Giorgio Buratti - Explosion/Four tunes for a waltz (1971)

Utterly obscure and extremely curious, Buratti's field of operation is out jazz, but his choice of instruments and his minimal and idiosyncratic M.O. make this lost slice of weirdity truly ahead of it's time. While both his collaborators and their remit differ greatly from side to side, Buratti's personal musical arsenal on both consists solely of bass potentiometers, generators and sound effects. Viewed from a certain vantage point, this makes him the grandaddy of contemporary onkyo/lower case/hairshirt improv, prefiguring these strategies by close to 30 years in some respects, but I digress. "Explosion" is, expectedly, the blood-spitter of the two, deceptive flute tootles presaging cacophonous lunges into lopsided cabaret-ish piano pound, disjunctive dictophone chatter and massively close-miked and loud acoustic bass plucks.

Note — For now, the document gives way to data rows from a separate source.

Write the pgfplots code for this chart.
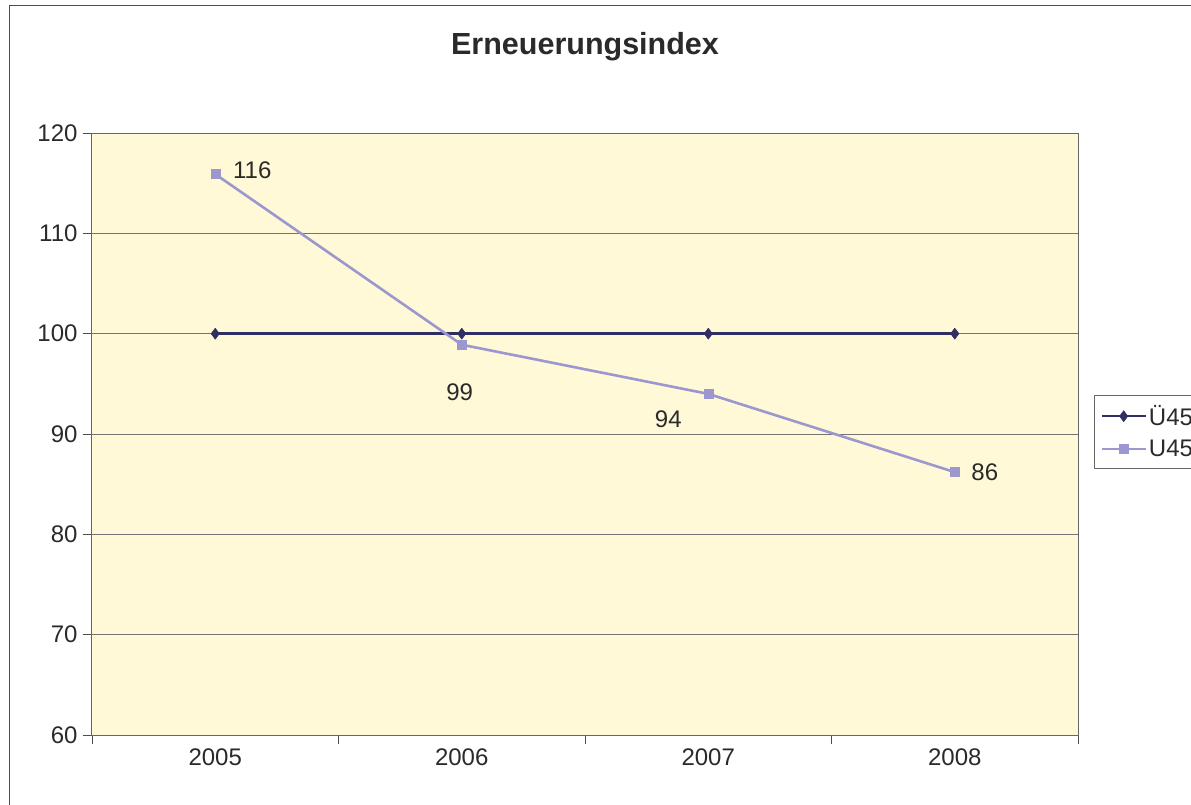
\documentclass[border=0pt]{standalone}
\usepackage{fontspec}
\setmainfont{Liberation Sans}
\usepackage{pgfplots}
\usepackage{pgfplotstable}
\pgfplotsset{compat=1.18}
\definecolor{navyline}{HTML}{2F2F63}
\definecolor{lilac}{HTML}{9C97CE}
\definecolor{plotbg}{HTML}{FFF9D8}
\definecolor{txt}{HTML}{2A2A2A}
\pgfplotstableread{
x y
0 100
1 100
2 100
3 100
}\uefuenf
\pgfplotstableread{
x y lab dx dy
0 115.9 116 37 4
1 98.9 99 -2 -48
2 94.0 94 -40 -25
3 86.2 86 30 0
}\ufuenf
\begin{document}
\begin{tikzpicture}
\clip (-92pt,-69pt) rectangle (1099pt,735pt);
\fill[white] (-92pt,-69pt) rectangle (1099pt,735pt);
\draw[black!70, line width=1pt] (-82pt,729pt) rectangle (1130pt,-100pt);
\begin{axis}[
  at={(0pt,0pt)}, anchor=south west,
  scale only axis, width=986pt, height=602pt,
  xmin=-0.5, xmax=3.5, ymin=60, ymax=120,
  ytick={60,70,...,120},
  xtick={-0.5,0.5,1.5,2.5,3.5}, xticklabels={},
  extra x ticks={0,1,2,3},
  extra x tick labels={2005,2006,2007,2008},
  extra x tick style={major tick length=0pt, grid=none},
  xtick pos=bottom, ytick pos=left,
  tick align=outside, major tick length=9pt,
  tick style={black!70, line width=0.8pt},
  ymajorgrids, major grid style={black!55, line width=0.8pt},
  axis line style={black!60, line width=1pt},
  axis background/.style={fill=plotbg},
  /pgf/number format/assume math mode=true,
  tick label style={font=\fontsize{24}{28}\selectfont, text=txt},
  yticklabel style={xshift=-2pt},
  xticklabel style={yshift=-10pt},
  title={\bfseries Erneuerungsindex},
  title style={font=\fontsize{30.5}{36}\selectfont, text=txt, at={(0.5,1)}, anchor=center, yshift=80pt},
  legend style={at={(1.0162,0.5648)}, anchor=north west, draw=black!60, line width=0.8pt,
    font=\fontsize{24}{28}\selectfont, text=txt, row sep=9pt, inner xsep=6pt, inner ysep=8pt,
    legend cell align=left},
  legend image code/.code={\draw[mark repeat=2,mark phase=2] plot coordinates {(0pt,0pt)(22pt,0pt)(44pt,0pt)};},
  clip=false,
]
\addplot[navyline, line width=2.6pt, mark=diamond*, mark size=5.5pt, mark options={solid, line width=0.5pt}] table[x=x,y=y]{\uefuenf};
\addlegendentry{Ü45}
\addplot[lilac, line width=2.6pt, mark=square*, mark size=4.5pt, mark options={solid, line width=0.5pt},
  nodes near coords, point meta=explicit symbolic,
  visualization depends on={\thisrow{dx} \as \dx},
  visualization depends on={\thisrow{dy} \as \dy},
  nodes near coords style={anchor=center, xshift=\dx pt, yshift=\dy pt, text=txt, font=\fontsize{24}{28}\selectfont}
] table[x=x,y=y,meta=lab]{\ufuenf};
\addlegendentry{U45}
\end{axis}
\end{tikzpicture}
\end{document}
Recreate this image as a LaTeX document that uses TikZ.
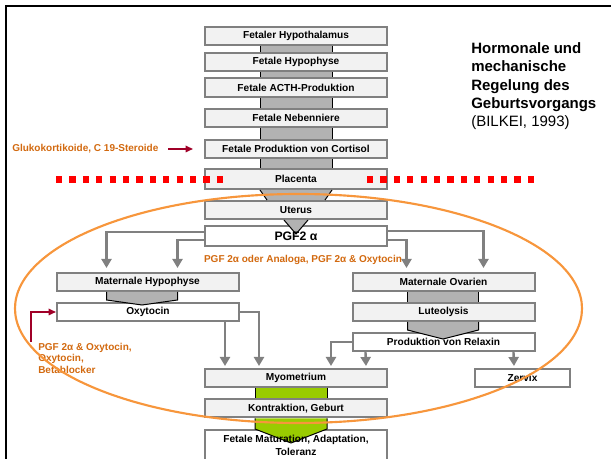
\documentclass[tikz,border=0pt]{standalone}
\usepackage{fontspec}
\setmainfont{Liberation Sans}
\usetikzlibrary{arrows.meta,calc}
\definecolor{boxfill}{RGB}{242,242,242}
\definecolor{boxline}{RGB}{128,128,128}
\definecolor{blockgray}{RGB}{178,178,178}
\definecolor{blockgreen}{RGB}{153,204,0}
\definecolor{arrowgray}{RGB}{128,128,128}
\definecolor{txtorange}{RGB}{210,105,15}
\definecolor{ellorange}{RGB}{247,150,60}
\definecolor{darkred}{RGB}{160,0,40}
\definecolor{dotred}{RGB}{255,0,0}
\newcommand\straightblk[5]{%
  \path ($(#1.south west)+(#3,0)$) coordinate (bA) ($(#1.south west)+(#4,0)$) coordinate (bB);
  \path (bA |- #2.north) coordinate (bC) (bB |- #2.north) coordinate (bD);
  \fill[#5] (bA) rectangle (bD);
  \draw[blkedge] (bA) -- (bC) (bB) -- (bD);
}
\newcommand\chevronblk[7]{%
  \path ($(#1.south west)+(#3,0)$) coordinate (bA) ($(#1.south west)+(#4,0)$) coordinate (bB);
  \path ($(bA |- #2.north)+(0,#5)$) coordinate (bC) ($(bB |- #2.north)+(0,#5)$) coordinate (bD);
  \path ($(bC)!0.5!(bD)$) coordinate (bM);
  \path ($(bM |- #2.north)+(0,#6)$) coordinate (bP);
  \fill[#7] (bA) -- (bC) -- (bP) -- (bD) -- (bB) -- cycle;
  \draw[blkedge] (bA) -- (bC) -- (bP) -- (bD) -- (bB);
}
\begin{document}
\begin{tikzpicture}[x=0.75pt,y=-0.75pt,
  box/.style={draw=boxline, fill=boxfill, line width=1.5pt, minimum width=136.5pt, minimum height=13.5pt, inner sep=0pt},
  wbox/.style={box, fill=white},
  lbl/.style={font=\bfseries\fontsize{7.6}{9.8}\selectfont, inner sep=0pt, align=center},
  otxt/.style={font=\bfseries\fontsize{7.5}{8.6}\selectfont, text=txtorange, inner sep=0pt},
  blkedge/.style={draw=black, line width=0.75pt},
  garrow/.style={draw=arrowgray, line width=1.8pt, -{Triangle[length=6.75pt,width=7.5pt]}},
  rarrow/.style={draw=darkred, line width=1.5pt, -{Triangle[length=5.5pt,width=4.8pt]}},
  reddots/.style={draw=dotred, line width=5pt, dash pattern=on 4.7pt off 5.35pt},
  ell/.style={draw=ellorange, line width=1.6pt}]
\useasboundingbox (0,0) rectangle (611,459);
\clip (0,0) rectangle (611,459);
% frame
\draw[line width=1.9pt] (6,460) -- (6,6) -- (612,6);
% box shapes
\node[box] (hypo) at (296,36) {};
\node[box] (hyph) at (296,62) {};
\node[box, minimum height=14.25pt] (acth) at (296,87.5) {};
\node[box] (neben) at (296,118) {};
\node[box] (cort) at (296,149) {};
\node[box, minimum height=15pt] (plac) at (296,179) {};
\node[box] (uter) at (296,210) {};
\node[wbox, minimum height=15pt] (pgf) at (296,236) {};
\node[box] (mhyp) at (147.5,282) {};
\node[box] (movar) at (443.5,282) {};
\node[wbox] (oxy) at (148,312) {};
\node[box] (lut) at (443.5,312) {};
\node[wbox] (relax) at (443.5,342) {};
\node[box] (myo) at (296,378) {};
\node[wbox, minimum width=71.25pt] (zerv) at (522.5,378) {};
\node[box] (kontr) at (296,408.5) {};
\node[wbox, minimum height=25.5pt] (matur) at (296,447) {};
% block arrows
\straightblk{hypo}{hyph}{56}{128}{blockgray}
\straightblk{hyph}{acth}{56}{128}{blockgray}
\straightblk{acth}{neben}{56}{128}{blockgray}
\straightblk{neben}{cort}{56}{128}{blockgray}
\straightblk{cort}{plac}{56}{128}{blockgray}
\path ($(plac.south west)+(56,0)$) coordinate (tA) ($(plac.south west)+(128,0)$) coordinate (tB);
\path ($(uter.north west)+(63,0)$) coordinate (tC) ($(uter.north west)+(121,0)$) coordinate (tD);
\fill[blockgray] (tA) -- (tC) -- (tD) -- (tB) -- cycle;
\draw[blkedge] (tA) -- (tC) (tB) -- (tD);
\path ($(uter.south west)+(80,0)$) coordinate (uA) ($(uter.south west)+(104,0)$) coordinate (uB);
\path ($(pgf.north)+(0,9)$) coordinate (uP);
\fill[blockgray] (uA) -- (uP) -- (uB) -- cycle;
\draw[blkedge] (uA) -- (uP) -- (uB);
\chevronblk{mhyp}{oxy}{51}{122}{-2}{3}{blockgray}
\straightblk{movar}{lut}{56}{127}{blockgray}
\chevronblk{lut}{relax}{56}{127}{-2}{7}{blockgray}
\straightblk{myo}{kontr}{51}{123}{blockgreen}
\chevronblk{kontr}{matur}{51}{123}{0}{14}{blockgreen}
% gray arrows
\draw[garrow] ($(pgf.west)+(0,-4)$) -| ($(mhyp.north west)+(51,-4)$);
\draw[garrow] ($(pgf.west)+(0,4)$) -| ($(mhyp.north west)+(122,-4)$);
\draw[garrow] ($(pgf.east)+(0,4)$) -| ($(movar.north west)+(55,-4)$);
\draw[garrow] ($(pgf.east)+(0,-5)$) -| ($(movar.north west)+(132,-4)$);
\draw[garrow] ($(oxy.south west)+(169,0)$) -- ($(myo.north west)+(21,-2)$);
\draw[garrow] (oxy.east) -| ($(myo.north west)+(55,-2)$);
\draw[garrow] (relax.west) -| ($(myo.north west)+(127,-2)$);
\draw[garrow] ($(relax.south west)+(14,0)$) -- ($(myo.north west)+(162,-2)$);
\draw[garrow] ($(relax.south west)+(162,0)$) -- ($(zerv.north west)+(40,-2)$);
% box labels
\node[lbl] at (hypo) {Fetaler Hypothalamus};
\node[lbl] at (hyph) {Fetale Hypophyse};
\node[lbl] at (acth) {Fetale ACTH-Produktion};
\node[lbl] at (neben) {Fetale Nebenniere};
\node[lbl] at (cort) {Fetale Produktion von Cortisol};
\node[lbl] at (plac) {Placenta};
\node[lbl] at (uter) {Uterus};
\node[lbl, font=\bfseries\fontsize{9.2}{11}\selectfont] at (pgf) {PGF2 α};
\node[lbl] at (mhyp) {Maternale Hypophyse};
\node[lbl] at (movar) {Maternale Ovarien};
\node[lbl] at (oxy) {Oxytocin};
\node[lbl] at (lut) {Luteolysis};
\node[lbl] at (relax) {Produktion von Relaxin};
\node[lbl] at (myo) {Myometrium};
\node[lbl] at (zerv) {Zervix};
\node[lbl] at (kontr) {Kontraktion, Geburt};
\node[lbl] at ($(matur)+(0,-1.5)$) {Fetale Maturation, Adaptation,\\Toleranz};
% side texts
\node[otxt, anchor=west] (gluko) at (12,149) {Glukokortikoide, C 19-Steroide};
\draw[rarrow] ($(cort.west)+(-36,0)$) -- ($(cort.west)+(-11,0)$);
\node[otxt] (pgftxt) at (303,260) {PGF 2α oder Analoga, PGF 2α \& Oxytocin};
\node[otxt, anchor=north west, align=left] (lefttxt) at (38,343) {PGF 2α \& Oxytocin,\\Oxytocin,\\Betablocker};
\draw[rarrow] ($(oxy.west)+(-25,30)$) |- (oxy.west);
\node[anchor=north west, inner sep=0pt, align=left, font=\fontsize{11.25}{13.7}\selectfont] (title) at (471,42.5)
  {\textbf{Hormonale und}\\\textbf{mechanische}\\\textbf{Regelung des}\\\textbf{Geburtsvorgangs}\\(BILKEI, 1993)};
% placenta barrier
\draw[reddots] (56,179.5) -- (224,179.5);
\draw[reddots] (367,179.5) -- (535,179.5);
% ellipse
\draw[ell] (298.5,308.5) ellipse [x radius=283.5, y radius=114.5];
\end{tikzpicture}
\end{document}
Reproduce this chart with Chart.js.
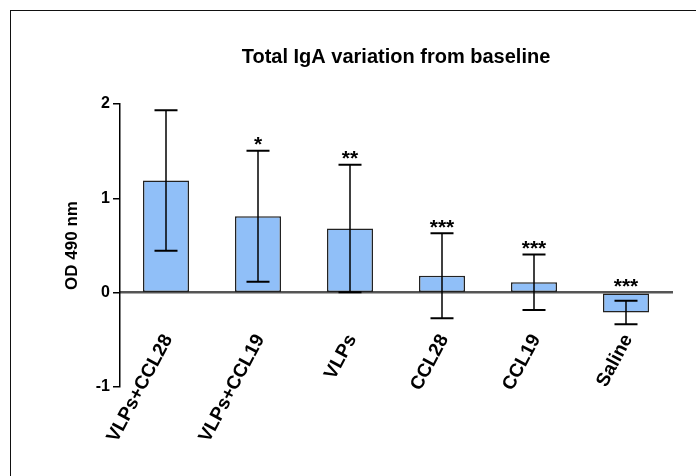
<!DOCTYPE html>
<html>
<head>
<meta charset="utf-8">
<script src="https://cdn.jsdelivr.net/npm/chart.js@4.4.1/dist/chart.umd.min.js"></script>
<style>
  html, body { margin: 0; padding: 0; background: #fff; }
  #wrap { position: relative; width: 696px; height: 476px; overflow: hidden; background: #fff; }
  #frame { position: absolute; left: 10px; top: 10px; width: 800px; height: 600px;
           border-left: 1.5px solid #111; border-top: 1.5px solid #111; }
  #c { position: absolute; left: 0; top: 0; }
</style>
</head>
<body>
<div id="wrap">
  <div id="frame"></div>
  <canvas id="c" width="696" height="476"></canvas>
</div>
<script>
const categories = ['VLPs+CCL28', 'VLPs+CCL19', 'VLPs', 'CCL28', 'CCL19', 'Saline'];
const means = [1.19, 0.81, 0.68, 0.18, 0.11, -0.21];
const sds = [0.745, 0.695, 0.675, 0.45, 0.295, 0.125];
const stars = ['', '*', '**', '***', '***', '***'];
const yTicks = [-1, 0, 1, 2];

const FONT = '"Liberation Sans", Arial, Helvetica, sans-serif';

const errorBarPlugin = {
  id: 'errorBars',
  afterDatasetsDraw(chart) {
    const ctx = chart.ctx;
    const ys = chart.scales.y;
    const meta = chart.getDatasetMeta(0);
    ctx.save();
    meta.data.forEach((bar, i) => {
      const x = bar.x;
      const capHalf = bar.width / 4;
      const yTop = ys.getPixelForValue(means[i] + sds[i]);
      const yBot = ys.getPixelForValue(means[i] - sds[i]);
      ctx.strokeStyle = '#000';
      ctx.lineWidth = 1.5;
      ctx.beginPath();
      ctx.moveTo(x, yTop);
      ctx.lineTo(x, yBot);
      ctx.stroke();
      ctx.lineWidth = 2;
      ctx.beginPath();
      ctx.moveTo(x - capHalf, yTop);
      ctx.lineTo(x + capHalf, yTop);
      ctx.moveTo(x - capHalf, yBot);
      ctx.lineTo(x + capHalf, yBot);
      ctx.stroke();
      if (stars[i]) {
        const top = Math.min(yTop, ys.getPixelForValue(0));
        const cy = top - 11.5;
        const fs = 21;
        ctx.fillStyle = '#000';
        ctx.font = 'bold ' + fs + 'px ' + FONT;
        ctx.textAlign = 'center';
        ctx.textBaseline = 'alphabetic';
        ctx.fillText(stars[i], x, cy + 0.57 * fs);
      }
    });
    ctx.restore();
  }
};

new Chart(document.getElementById('c'), {
  type: 'bar',
  data: {
    labels: categories,
    datasets: [{
      data: means,
      backgroundColor: '#90BFF8',
      borderColor: '#222',
      borderWidth: 1.5,
      borderSkipped: false,
      barPercentage: 0.5,
      categoryPercentage: 1.0
    }]
  },
  options: {
    responsive: false,
    animation: false,
    layout: { padding: { left: 10, right: 24, top: 0, bottom: 89 } },
    plugins: {
      legend: { display: false },
      tooltip: { enabled: false },
      title: {
        display: true,
        text: 'Total IgA variation from baseline',
        fullSize: false,
        color: '#000',
        font: { family: FONT, size: 20, weight: 'bold' },
        padding: { top: 45.5, bottom: 34.5 }
      }
    },
    scales: {
      x: {
        type: 'category',
        position: { y: 0 },
        offset: true,
        grid: { display: false, drawTicks: false },
        border: { display: true, color: '#555', width: 2.5 },
        ticks: {
          autoSkip: false,
          minRotation: 62,
          maxRotation: 62,
          padding: 38,
          labelOffset: 2,
          color: '#000',
          font: { family: FONT, size: 19, weight: 'bold' }
        }
      },
      y: {
        min: -1,
        max: 2,
        afterBuildTicks: (s) => { s.ticks = yTicks.map(v => ({ value: v })); },
        afterFit: (s) => { s.width = 110; },
        ticks: {
          padding: 3,
          color: '#000',
          font: { family: FONT, size: 16, weight: 'bold' }
        },
        grid: { drawOnChartArea: false, drawTicks: true, tickLength: 7, color: '#000', lineWidth: 1.5 },
        border: { display: true, color: '#000', width: 1.5 },
        title: {
          display: true,
          text: 'OD 490 nm',
          color: '#000',
          font: { family: FONT, size: 17, weight: 'bold' },
          padding: { top: 52, bottom: 0 }
        }
      }
    }
  },
  plugins: [errorBarPlugin]
});
</script>
</body>
</html>
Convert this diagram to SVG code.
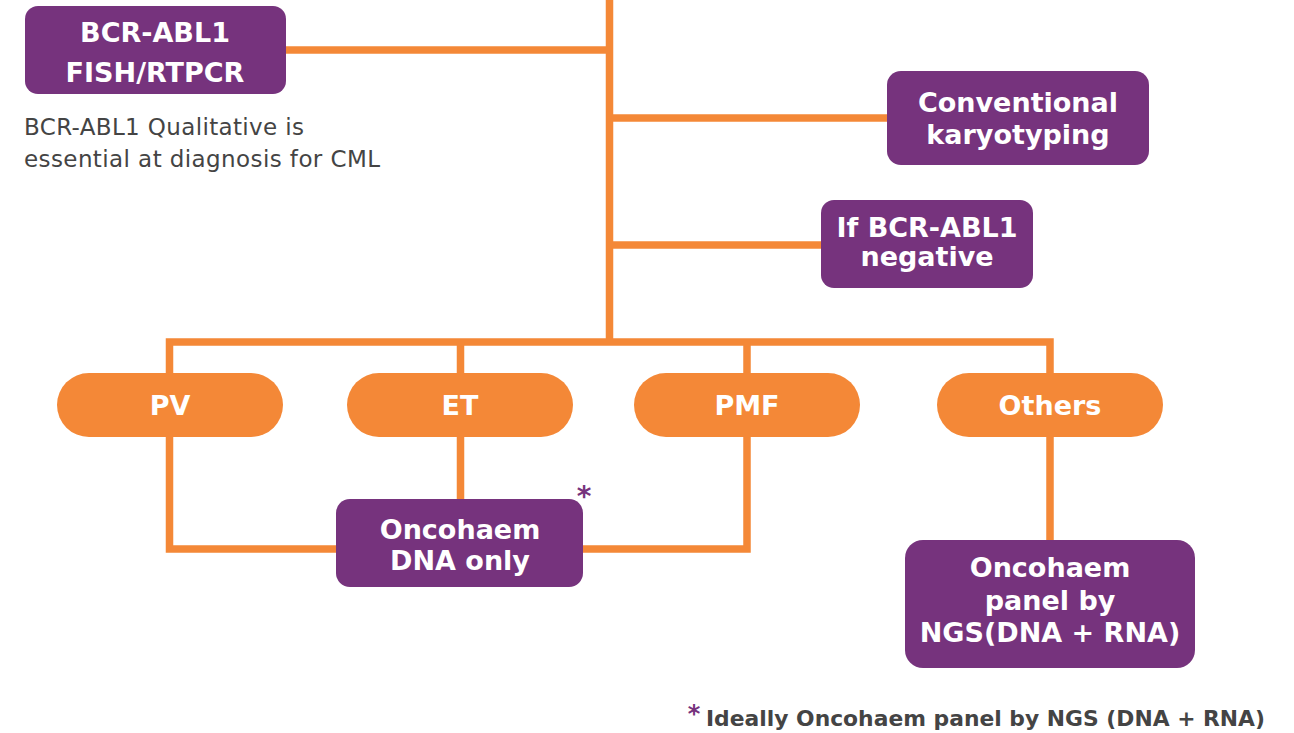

Wonderfully weird shite to be sure, and with a rigorous and bracingly modern edge that, time-frame-wise, really only compares to Wolfgang Dauner circa "Output", but "Four Tunes For A Waltz" is the real capper here, if ya ask me. Grooving in a rawly frazzled fashion that has a certain akin to both Toto Blanke's live album with Electric Circus and the scrappily wasted and loose limbed side of krautrock ala Spacebox on the one hand and Zippo Zetterlink and Ejwussl Wessahqqan on the other, though aspects of both Rahsaan Roland Kirk and AACM-related stuff suggest themselves elsewhere as well. A serious find, methinks.